When cabdriver Thomas Moroughan was shot and beaten after allegedly cutting off a driver and getting into a verbal altercation with him in 2011, police officers in two counties swung into action.
It was possible that then-Nassau County Police Officer Anthony DiLeonardo, a brother in blue, would face consequences after shooting Moroughan after a night of off-duty drinking, and that could not be allowed to happen.
When former Suffolk County Police Chief James Burke savagely beat a heroin-addicted thief named Christopher Loeb in 2012, Suffolk police officers swung into action. It was possible that Burke would face consequences for beating Loeb after he broke into Burke’s SUV and stole the top cop’s gun belt, what Loeb testified was "disgusting pornography," sex toys and other items, and that could not be allowed to happen.
DiLeonardo was eventually fired but never charged after his story of Moroughan trying to run him down in a "revving" Prius was discredited, and police union leaders and departmental brass said in interviews that he was just a rare bad apple. That level of criminality among police officers is highly unusual.
But Anthony DiLeonardo’s partner, Edward Bienz, who had been out drinking with his wife, DiLeonardo and DiLeonardo’s girlfriend for hours that evening, is still a Nassau cop, since promoted to sergeant. That’s despite the Internal Affairs Unit’s report concluding Moroughan had been backing away in fear — with his pregnant girlfriend in his Prius cab — when DiLeonardo shot the retreating, unarmed taxi driver, in direct conflict with Bienz’s report.
Moroughan had a bullet wound to his chest and another to an arm, and a broken nose sustained after DiLeonardo allegedly busted out his car window and attacked him.
But even so, two Suffolk police officers convinced a drugged, hospitalized Moroughan to sign a confession to crimes he did not commit, to protect DiLeonardo.

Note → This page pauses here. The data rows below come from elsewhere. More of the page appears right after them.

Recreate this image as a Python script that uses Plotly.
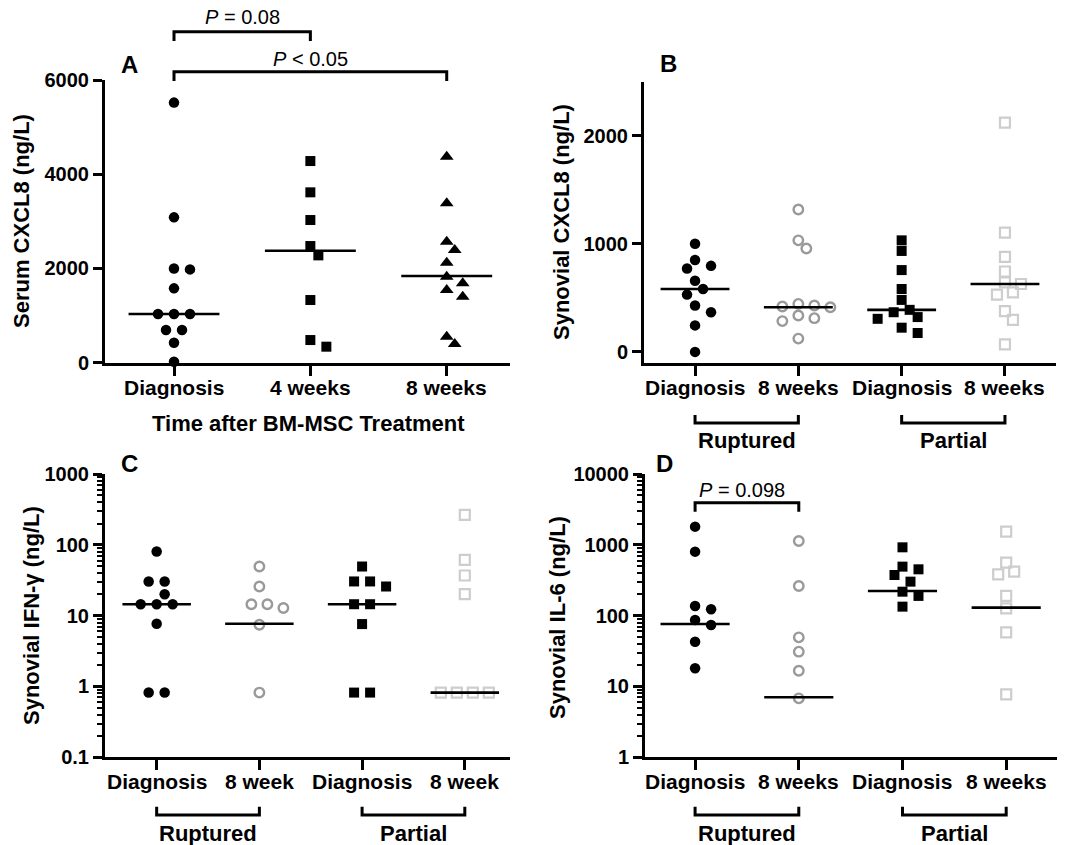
import math
import plotly.graph_objects as go

W, H = 1076, 845

# ---------------- data ----------------
a_categories = ["Diagnosis", "4 weeks", "8 weeks"]
a_diagnosis = [5520, 3085, 1980, 2000, 1578, 1033, 1033, 1033, 693, 693, 425, 20]
a_4weeks = [4280, 3616, 3028, 2476, 2278, 1330, 481, 340]
a_8weeks = [4373, 3382, 2568, 2392, 2123, 1825, 1684, 1542, 1401, 552, 396]
a_medians = [1033, 2377, 1840]
a_ticks = [0, 2000, 4000, 6000]

b_categories = ["Diagnosis", "8 weeks", "Diagnosis", "8 weeks"]
b_rup_diag = [1001, 851, 796, 772, 658, 582, 530, 429, 367, 245, 0]
b_rup_8w = [1317, 1032, 956, 444, 429, 420, 413, 337, 312, 285, 123]
b_par_diag = [1032, 934, 757, 582, 481, 389, 367, 322, 306, 224, 175]
b_par_8w = [2122, 1103, 879, 744, 643, 628, 551, 530, 377, 297, 70]
b_medians = [582, 413, 389, 628]
b_ticks = [0, 1000, 2000]

c_categories = ["Diagnosis", "8 week", "Diagnosis", "8 week"]
c_rup_diag = [80.5, 30.4, 30.4, 20.1, 14.5, 14.5, 14.5, 7.67, 0.82, 0.82]
c_rup_8w = [49.4, 25.8, 14.5, 12.8, 14.5, 7.43, 0.82]
c_par_diag = [49.4, 30.4, 30.4, 25.8, 14.5, 14.5, 7.6, 0.82, 0.82]
c_par_8w = [265, 61.4, 36.9, 20.1, 0.82, 0.82, 0.82, 0.82]
c_medians = [14.5, 7.7, 14.5, 0.82]
c_ticks = [0.1, 1, 10, 100, 1000]
c_ticklabels = ["0.1", "1", "10", "100", "1000"]

d_categories = ["Diagnosis", "8 weeks", "Diagnosis", "8 weeks"]
d_rup_diag = [1805, 801, 137, 123, 86.9, 73.8, 42.9, 18.1]
d_rup_8w = [1132, 262, 49.4, 31, 16.7, 6.8]
d_par_diag = [922, 492, 451, 375, 302, 218, 190, 134]
d_par_8w = [1535, 560, 418, 383, 190, 127, 58.2, 7.75]
d_medians = [76.3, 7.03, 223, 130]
d_ticks = [1, 10, 100, 1000, 10000]
d_ticklabels = ["1", "10", "100", "1000", "10000"]

group_labels = ["Ruptured", "Partial"]

# ---------------- styles ----------------
FONT = "Liberation Sans, Arial, sans-serif"
BLACK = "#000000"
GRAY = "#9a9a9a"
LIGHT = "#cdcdcd"
STY = {
    "fcircle": dict(symbol="circle", size=10.5, color=BLACK),
    "fsquare": dict(symbol="square", size=10, color=BLACK),
    "ftri": dict(symbol="triangle-up", size=12, color=BLACK),
    "ocircle": dict(symbol="circle-open", size=9.5, color=GRAY, line=dict(width=2.4, color=GRAY)),
    "osquare": dict(symbol="square-open", size=10, color=LIGHT, line=dict(width=2.2, color=LIGHT)),
}

# panel geometry in pixels
P = {
    "A": dict(xa="x", ya="y", x0=105, x1=510, xr=[-0.506, 2.464], top=80, bot=362.7, yr=[0, 6000], log=False, lab=387),
    "B": dict(xa="x2", ya="y2", x0=644, x1=1056, xr=[-0.494, 3.494], top=81.7, bot=362.7, yr=[-100, 2500], log=False, lab=387),
    "C": dict(xa="x3", ya="y3", x0=105, x1=510, xr=[-0.503, 3.44], top=474, bot=757.3, yr=[-1, 3], log=True, lab=781.5),
    "D": dict(xa="x4", ya="y4", x0=645, x1=1057, xr=[-0.483, 3.49], top=474, bot=757.3, yr=[0, 4], log=True, lab=781.5),
}


def ypix(p, v):
    t = math.log10(v) if p["log"] else v
    lo, hi = p["yr"]
    return p["bot"] - (t - lo) / (hi - lo) * (p["bot"] - p["top"])


def ppc(p):
    return (p["x1"] - p["x0"]) / (p["xr"][1] - p["xr"][0])


def swarm(p, vals, step=8.0, dmin=10.5, tie_gap=16.0):
    offs = [None] * len(vals)
    placed = []
    groups = {}
    for i, v in enumerate(vals):
        groups.setdefault(v, []).append(i)
    for v, idx in groups.items():
        if len(idx) > 1:
            n = len(idx)
            for j, i in enumerate(idx):
                o = (j - (n - 1) / 2) * tie_gap
                offs[i] = o
                placed.append((o, ypix(p, v)))
    order = sorted([i for i in range(len(vals)) if offs[i] is None], key=lambda i: -vals[i])
    for i in order:
        yp = ypix(p, vals[i])
        cands = [0]
        for m in range(1, 12):
            cands += [m * step, -m * step]
        for xo in cands:
            if all((xo - a) ** 2 + (yp - b) ** 2 >= dmin ** 2 for a, b in placed):
                break
        offs[i] = xo
        placed.append((xo, yp))
    return [o / ppc(p) for o in offs]


fig = go.Figure()


def add_group(key, idx, vals, style):
    p = P[key]
    offs = swarm(p, vals)
    fig.add_trace(go.Scatter(
        x=[idx + o for o in offs], y=vals, mode="markers",
        marker=STY[style], xaxis=p["xa"], yaxis=p["ya"],
        cliponaxis=False, showlegend=False, hoverinfo="skip"))


def add_medians(key, meds):
    p = P[key]
    for i, m in enumerate(meds):
        fig.add_trace(go.Scatter(
            x=[i - 1 / 3, i + 1 / 3], y=[m, m], mode="lines",
            line=dict(color=BLACK, width=2.6), xaxis=p["xa"], yaxis=p["ya"],
            cliponaxis=False, showlegend=False, hoverinfo="skip"))


add_group("A", 0, a_diagnosis, "fcircle")
add_group("A", 1, a_4weeks, "fsquare")
add_group("A", 2, a_8weeks, "ftri")
add_medians("A", a_medians)

add_group("B", 0, b_rup_diag, "fcircle")
add_group("B", 1, b_rup_8w, "ocircle")
add_group("B", 2, b_par_diag, "fsquare")
add_group("B", 3, b_par_8w, "osquare")
add_medians("B", b_medians)

add_group("C", 0, c_rup_diag, "fcircle")
add_group("C", 1, c_rup_8w, "ocircle")
add_group("C", 2, c_par_diag, "fsquare")
add_group("C", 3, c_par_8w, "osquare")
add_medians("C", c_medians)

add_group("D", 0, d_rup_diag, "fcircle")
add_group("D", 1, d_rup_8w, "ocircle")
add_group("D", 2, d_par_diag, "fsquare")
add_group("D", 3, d_par_8w, "osquare")
add_medians("D", d_medians)

tickfont = dict(family=FONT, size=20, color=BLACK, weight="bold")
layout = {}
cats = {"A": a_categories, "B": b_categories, "C": c_categories, "D": d_categories}
yt = {"A": (a_ticks, [str(t) for t in a_ticks]), "B": (b_ticks, [str(t) for t in b_ticks]),
      "C": (c_ticks, c_ticklabels), "D": (d_ticks, d_ticklabels)}
for key, p in P.items():
    xname = "xaxis" + p["xa"][1:]
    yname = "yaxis" + p["ya"][1:]
    layout[xname] = dict(
        domain=[p["x0"] / W, p["x1"] / W], range=p["xr"], anchor=p["ya"],
        tickvals=list(range(len(cats[key]))), showticklabels=False,
        showline=True, linewidth=3, linecolor=BLACK, ticks="outside", ticklen=10,
        tickwidth=3, tickcolor=BLACK, showgrid=False, zeroline=False,
        fixedrange=True, automargin=False)
    yd = dict(
        domain=[1 - p["bot"] / H, 1 - p["top"] / H], range=p["yr"], anchor=p["xa"],
        tickvals=yt[key][0], ticktext=yt[key][1],
        showline=True, linewidth=3, linecolor=BLACK, ticks="outside", ticklen=9,
        tickwidth=3, tickcolor=BLACK, showgrid=False, zeroline=False, tickfont=tickfont,
        fixedrange=True, automargin=False)
    if p["log"]:
        yd["type"] = "log"
        lo, hi = p["yr"]
        minor_vals = [m * 10 ** e for e in range(lo, hi) for m in range(2, 10)]
        yd["minor"] = dict(tickvals=minor_vals, ticks="outside", ticklen=5, tickwidth=2,
                           tickcolor=BLACK, showgrid=False)
    layout[yname] = yd

annotations = []
shapes = []


def ann(text, x, y, size=22, bold=True, angle=0, xref="paper"):
    annotations.append(dict(
        text=text, x=x if xref != "paper" else x / W, y=1 - y / H, xref=xref, yref="paper",
        showarrow=False, textangle=angle, xanchor="center", yanchor="middle",
        font=dict(family=FONT, size=size, color=BLACK, weight="bold" if bold else "normal")))


# category (x tick) labels
for key, p in P.items():
    for i, c in enumerate(cats[key]):
        ann(c, i, p["lab"], size=21, xref=p["xa"])

# y-axis titles
ann("Serum CXCL8 (ng/L)", 22, 221, angle=-90)
ann("Synovial CXCL8 (ng/L)", 562, 222, angle=-90)
ann("Synovial IFN-γ (ng/L)", 31, 616, angle=-90)
ann("Synovial IL-6 (ng/L)", 557, 618, angle=-90)
# x-axis title A
ann("Time after BM-MSC Treatment", 308, 423, size=22)
# panel letters
ann("A", 129, 65, size=24)
ann("B", 668, 63, size=24)
ann("C", 129, 463, size=24)
ann("D", 664, 463, size=24)


def bracket(xref, xa, xb, yline, ytick, width=3):
    path = "M {a},{t} L {a},{l} L {b},{l} L {b},{t}".format(
        a=xa, b=xb, t=1 - ytick / H, l=1 - yline / H)
    shapes.append(dict(type="path", path=path, xref=xref, yref="paper",
                       line=dict(color=BLACK, width=width)))


# significance brackets
bracket("x", 0, 1, 31.7, 41)
ann("<i>P</i> = 0.08", 0.5, 17, size=20, bold=False, xref="x")
bracket("x", 0, 2, 71.7, 81)
ann("<i>P</i> < 0.05", 1.0, 59, size=20, bold=False, xref="x")
bracket("x4", 0, 1, 502.7, 511.7)
ann("<i>P</i> = 0.098", 0.45, 490, size=20, bold=False, xref="x4")

# group brackets
for xr_, yl, ytk, ylab in [("x2", 423, 415, 440), ("x3", 815, 806.7, 833), ("x4", 815, 806.7, 833)]:
    for gi, lab in enumerate(group_labels):
        a = 2 * gi
        bracket(xr_, a, a + 1, yl, ytk)
        ann(lab, a + 0.5, ylab, size=22, xref=xr_)

fig.update_layout(
    width=W, height=H, margin=dict(l=0, r=0, t=0, b=0, autoexpand=False),
    paper_bgcolor="white", plot_bgcolor="white",
    annotations=annotations, shapes=shapes, showlegend=False,
    **layout)

fig.write_html(
    "out.html",
    config={"displayModeBar": False},
    post_script="document.body.style.margin='0';document.body.style.overflow='hidden';")
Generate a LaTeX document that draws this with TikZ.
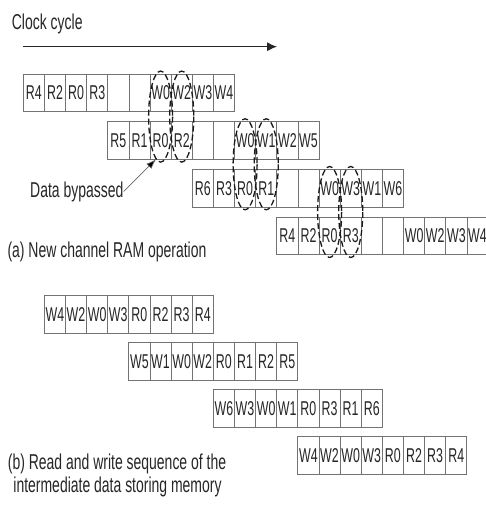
\documentclass[tikz,border=0pt]{standalone}
\usepackage{fontspec}
\newfontfamily\cellfont[FakeStretch=0.62]{Liberation Sans}
\newfontfamily\labfont[FakeStretch=0.65]{Liberation Sans}
\usetikzlibrary{arrows.meta,calc}
\begin{document}
\begin{tikzpicture}[x=1pt,y=-1pt,
  cell/.style={draw=black!55, line width=0.7pt, minimum width=21.125pt, minimum height=37.5pt,
    inner sep=0pt, outer sep=0pt, anchor=north west, text=black!85,
    font=\cellfont\fontsize{20}{20}\selectfont},
  lab/.style={inner sep=0pt, text=black!85, font=\labfont\fontsize{21.5}{21.5}\selectfont},
  bypass/.style={draw=black!90, line width=1.3pt, dash pattern=on 6pt off 3pt},
  pointer/.style={draw=black!60, line width=0.7pt, -{Latex[length=10pt,width=7pt,fill=black]}},
  timeline/.style={draw=black!85, line width=1pt, -{Latex[length=10pt,width=9pt]}}
]
\useasboundingbox (0,0) rectangle (485,505);

% title and time arrow
\node[lab, anchor=base west] (clk) at (11.7,29.3) {Clock cycle};
\coordinate (a0) at (23.3,46.7);
\coordinate (a1) at (277,46.7);
\draw[timeline] (a0) -- (a1);

% (a) rows
\foreach \r/\x/\y/\lst in {
  1/23.3/74/{R4,R2,R0,R3,{},{},W0,W2,W3,W4},
  2/107.8/121.7/{R5,R1,R0,R2,{},{},W0,W1,W2,W5},
  3/192.3/169.4/{R6,R3,R0,R1,{},{},W0,W3,W1,W6},
  4/276.8/217.1/{R4,R2,R0,R3,{},{},W0,W2,W3,W4}} {
  \foreach \t [count=\c] in \lst {
    \node[cell] (t\r-\c) at ({\x+(\c-1)*21.125},\y) {\t};
  }
}

% (b) rows
\foreach \r/\x/\y/\lst in {
  1/44.3/295.5/{W4,W2,W0,W3,R0,R2,R3,R4},
  2/128.8/342.6/{W5,W1,W0,W2,R0,R1,R2,R5},
  3/213.3/389.7/{W6,W3,W0,W1,R0,R3,R1,R6},
  4/297.8/436.8/{W4,W2,W0,W3,R0,R2,R3,R4}} {
  \foreach \t [count=\c] in \lst {
    \node[cell] (b\r-\c) at ({\x+(\c-1)*21.125},\y) {\t};
  }
}

% bypass ellipses
\foreach \a/\b in {t1-7/t2-3, t1-8/t2-4, t2-7/t3-3, t2-8/t3-4, t3-7/t4-3, t3-8/t4-4} {
  \draw[bypass] ($(\a.north)!0.5!(\b.south)$) ellipse [x radius=12, y radius=45.5];
}

% data bypassed label
\node[lab, anchor=base west] (db) at (30,197) {Data bypassed};
\coordinate (tip) at ($(t2-3.south west)+(6,0)$);
\draw[pointer] (db.east) -- (tip);

% captions
\node[lab, anchor=base west] (capa) at (7.3,257.7) {(a) New channel RAM operation};
\node[lab, anchor=base] (capb1) at (117,469.3) {(b) Read and write sequence of the};
\node[lab, anchor=base] (capb2) at (117.5,492.7) {intermediate data storing memory};
\end{tikzpicture}
\end{document}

That level of protectionism among police for fellow officers is common.
Burke pleaded guilty to beating Loeb, and orchestrating a cover-up, and was sentenced to 46 months. Burke’s past was full of outrageous behavior, and his level of criminality is highly unusual among police officers.
But the cover-up of Burke’s wrongdoing included egregious lies from a minimum of six other officers, many of whom admitted their dishonesty when called to testify in the trials of former Suffolk District Attorney Thomas Spota and Spota’s deputy, Christopher McPartland.
At that trial, several of those officers testified that they were expected to lie to protect Burke. That level of protectionism among police officers is common.
Late last month, when a federal judge ruled most of Moroughan’s claims can go forward in a civil rights lawsuit that could cost both counties a fortune, several former police department and union leaders were willing to be interviewed, off the record, about the cover-up culture. The consensus was that cops still won’t volunteer information about crooked co-workers, but may tell the truth if confronted. Their point was that it’s now much better than 30 years ago, when "You couldn’t even think about ratting," one Nassau retiree said. "They’d burn your house down."
When a police officer knows another officer has committed a crime or lied in an official capacity, he or she has two choices: the honorable path of snitching or the criminal path of cover-up.
Cop culture pushes them to protect fellow cops, punishing their victims and undermining a society that must trust cops for law enforcement to work.
And most of the time it doesn’t get any headlines.
Because most of the time, it works.
Lane Filler is a member of Newsday’s editorial board.